The real estate market in Ho Chi Minh City continued to recover in the first nine months, but it's fragile due to a severe supply and demand imbalance and a high level of speculative risk, according to an industry group.
The HCMC Real Estate Association said in its new report that more units in the luxury segment hit the market during the period even though the demand has cooled. On the contrary, the number of affordable apartments remained small, failing to meet the housing need for a majority of the population.
According to the association, there is simply not enough budget units that cost less than VND1 billion, or around $45,000.
It said 47 new residential projects were registered in the first nine months, set to supply 24,461 units, most of which are apartments, in the near future. But only a small number is in the low-cost segment.
Several luxury projects developed by Vingroup and Masteri will be ready soon.

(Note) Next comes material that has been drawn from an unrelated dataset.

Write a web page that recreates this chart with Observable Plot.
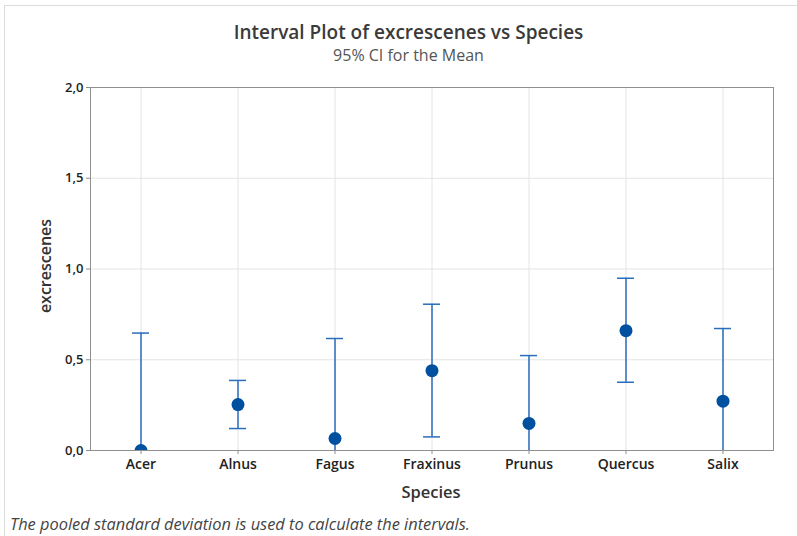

HCMC's real estate is embracing emerging risks which could draw the market in the stagnation. Photo by VnExpress/Vinh Hien |
The association said that speculation remained a cause for concern, with around 50 percent of all transactions linked to speculators who wanted to make a quick profit, mostly from upper-middle and luxury grade projects.
This could push up prices and widen the gap between the market and homebuyers with real housing need, according to the association.
In the real estate market, it is not always easy to distinguish between investment and speculation. But real estate speculators were generally believed to be the culprits causing the bursting of the local housing bubble in 2007, when they accounted for 70 percent of all sales.
The real estate association also espressed its concern about the central bank's credit policy and souring debts in the banking system, which would eventually affect funding for both developers and buyers.
However, it said there is little threat of another bubble next year because the economy is expanding in a stable manner and lending rules are not loose.